By being able to keep cases and deaths low even when suffering major economic shocks initially, New Zealand disproved the idea that controlling the virus is too difficult for Western countries to achieve. Real strategy in terms of COVID-19-specific policymaking is not evident in other Western countries that only implement small lockdowns every two to three months. Although public compliance was key to New Zealand’s successful response, decisive and stable governance, as well as effective communication between the government and the public, were equally important. Peter Collignon, infectious disease expert at the Australian National University, highlights that success in mitigating the spread of COVID-19 is not proportionate to lockdown intensity, but is proportionate to contact tracing, a compliant population, and good isolation quarantine and infrastructure. Therefore, regardless of the political system present within a nation, if the aforementioned factors are absent, the spread of the virus cannot be handled effectively.
In March, within one week of the government’s lockdown declaration, 95% of the Malaysian population complied with the order, according to Ibrahim Suffian, program director with a polling group in Kuala Lumpur. Malaysia did well handling the virus initially. Despite uncertainty and fragility in Malaysian politics, the government was able to quickly implement a Movement Control Order with stringent lockdown policies, clear updates, and social distancing measures.
However, despite measures that brought daily cases down to single digits in mid-2020, cases surged again after state elections occurred in East Malaysia and clusters emerged throughout states in Peninsular Malaysia. Currently, daily cases stand above 2,000 at their highest this month. Due to economic and political instability skyrocketing, the government is unable to implement another lockdown as strict as the first one. Trust in experts is still high in Malaysia, but government stability is declining. Therefore, regardless of public compliance, political instability made it difficult for the Malaysian government to effectively handle the spread of the virus eventually.

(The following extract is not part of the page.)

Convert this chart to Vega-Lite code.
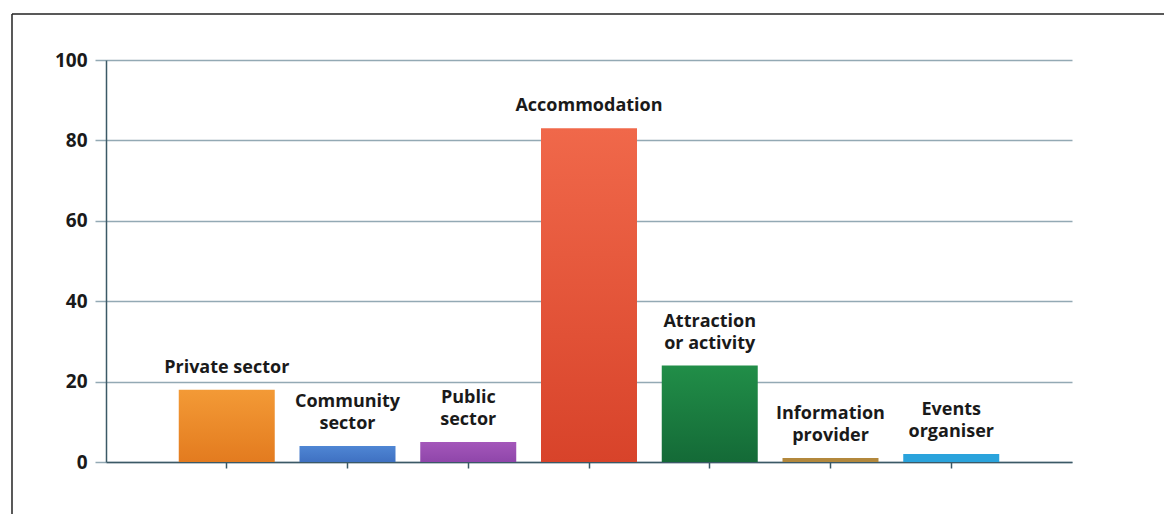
{
  "$schema": "https://vega.github.io/schema/vega-lite/v6.json",
  "width": 966,
  "height": 402,
  "autosize": {"type": "none"},
  "padding": {"left": 106, "top": 60, "right": 92, "bottom": 52},
  "background": "white",
  "config": {"view": {"stroke": null}, "font": "Open Sans"},
  "data": {"values": [
    {"cat": "Private sector", "line1": "", "line2": "Private sector", "value": 18},
    {"cat": "Community sector", "line1": "Community", "line2": "sector", "value": 4},
    {"cat": "Public sector", "line1": "Public", "line2": "sector", "value": 5},
    {"cat": "Accommodation", "line1": "", "line2": "Accommodation", "value": 83},
    {"cat": "Attraction or activity", "line1": "Attraction", "line2": "or activity", "value": 24},
    {"cat": "Information provider", "line1": "Information", "line2": "provider", "value": 1},
    {"cat": "Events organiser", "line1": "Events", "line2": "organiser", "value": 2}
  ]},
  "layer": [
    {
      "encoding": {
        "x": {"field": "cat", "type": "nominal", "sort": null,
              "scale": {"paddingInner": 0.205, "paddingOuter": 0.6025},
              "axis": {"labels": false, "title": null, "domainColor": "#3b5966", "domainWidth": 1.5,
                       "tickColor": "#3b5966", "tickSize": 6, "tickWidth": 1.5, "grid": false, "bandPosition": 0.5}},
        "y": {"field": "value", "type": "quantitative",
              "scale": {"domain": [0, 100], "nice": false, "zero": true},
              "axis": {"values": [0, 20, 40, 60, 80, 100], "grid": true, "gridColor": "#93a9b4", "gridWidth": 1.5,
                       "tickColor": "#93a9b4", "tickSize": 11, "tickWidth": 1.5,
                       "domainColor": "#3b5966", "domainWidth": 1.5,
                       "labelFont": "Open Sans", "labelFontWeight": "bold", "labelFontSize": 19,
                       "labelColor": "#1a1a1a", "labelPadding": 8, "title": null}}
      },
      "layer": [
        {
          "mark": {"type": "bar"},
          "encoding": {
            "color": {
              "condition": [
                {"test": "datum.cat === 'Private sector'", "value": {"gradient": "linear", "x1": 0, "y1": 0, "x2": 0, "y2": 1, "stops": [{"offset": 0, "color": "#f39a36"}, {"offset": 1, "color": "#e37b1f"}]}},
                {"test": "datum.cat === 'Community sector'", "value": {"gradient": "linear", "x1": 0, "y1": 0, "x2": 0, "y2": 1, "stops": [{"offset": 0, "color": "#4f86d4"}, {"offset": 1, "color": "#3f71c2"}]}},
                {"test": "datum.cat === 'Public sector'", "value": {"gradient": "linear", "x1": 0, "y1": 0, "x2": 0, "y2": 1, "stops": [{"offset": 0, "color": "#a457ba"}, {"offset": 1, "color": "#8f46aa"}]}},
                {"test": "datum.cat === 'Accommodation'", "value": {"gradient": "linear", "x1": 0, "y1": 0, "x2": 0, "y2": 1, "stops": [{"offset": 0, "color": "#f0684a"}, {"offset": 1, "color": "#d8432a"}]}},
                {"test": "datum.cat === 'Attraction or activity'", "value": {"gradient": "linear", "x1": 0, "y1": 0, "x2": 0, "y2": 1, "stops": [{"offset": 0, "color": "#218e48"}, {"offset": 1, "color": "#146a37"}]}},
                {"test": "datum.cat === 'Information provider'", "value": "#b3883c"}
              ],
              "value": "#2aa3dc"
            }
          }
        },
        {
          "mark": {"type": "text", "align": "center", "baseline": "alphabetic", "dy": -17,
                   "font": "Open Sans", "fontWeight": "bold", "fontSize": 18, "color": "#1a1a1a"},
          "encoding": {"text": {"field": "line2"}}
        },
        {
          "mark": {"type": "text", "align": "center", "baseline": "alphabetic", "dy": -39,
                   "font": "Open Sans", "fontWeight": "bold", "fontSize": 18, "color": "#1a1a1a"},
          "encoding": {"text": {"field": "line1"}}
        }
      ]
    },
    {
      "data": {"values": [{}]},
      "mark": {"type": "rule", "color": "#222222", "strokeWidth": 1.5},
      "encoding": {
        "x": {"datum": -0.7785, "type": "quantitative", "scale": {"domain": [0, 8], "nice": false, "zero": false}, "axis": null},
        "y": {"datum": 111.44, "type": "quantitative"},
        "y2": {"datum": -16.9}
      }
    },
    {
      "data": {"values": [{}]},
      "mark": {"type": "rule", "color": "#222222", "strokeWidth": 1.5},
      "encoding": {
        "x": {"datum": -0.7785, "type": "quantitative", "scale": {"domain": [0, 8], "nice": false, "zero": false}, "axis": null},
        "x2": {"datum": 9},
        "y": {"datum": 111.44, "type": "quantitative"}
      }
    }
  ],
  "resolve": {"scale": {"x": "independent"}, "axis": {"x": "independent"}}
}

Trust in good governance and state capability in terms of political and economic stability, effective communication, and the availability of resources prove to be more important indicators of a nation’s success in handling the spread of COVID-19 than whether a country values individualism or collectivism.
China and Singapore have populations that trust their government, while trust in the US government has plunged from 75% of the population in the 1960s to a miniscule 17% today. Autocracies like China and Singapore with state apparatus, resources, power, and efficiency have greater capability to enforce shutdowns. Factors such as the availability and use of technology and the public’s trust in such measures also play a major role, as seen through effective contact tracing and quarantine measures in New Zealand.
The values and political morals that exist in a nation, and the way these shape citizens’ views of the government, are certainly important factors in ensuring public compliance with regulations implemented during COVID-19. However, without the trust in the government’s ability, there is nobody to follow guidelines put in place, and therefore no point in implementing them. Therefore, one model is not necessarily better than the other; even more fundamental to a nation’s success in mitigating the spread of the virus is good and stable governance.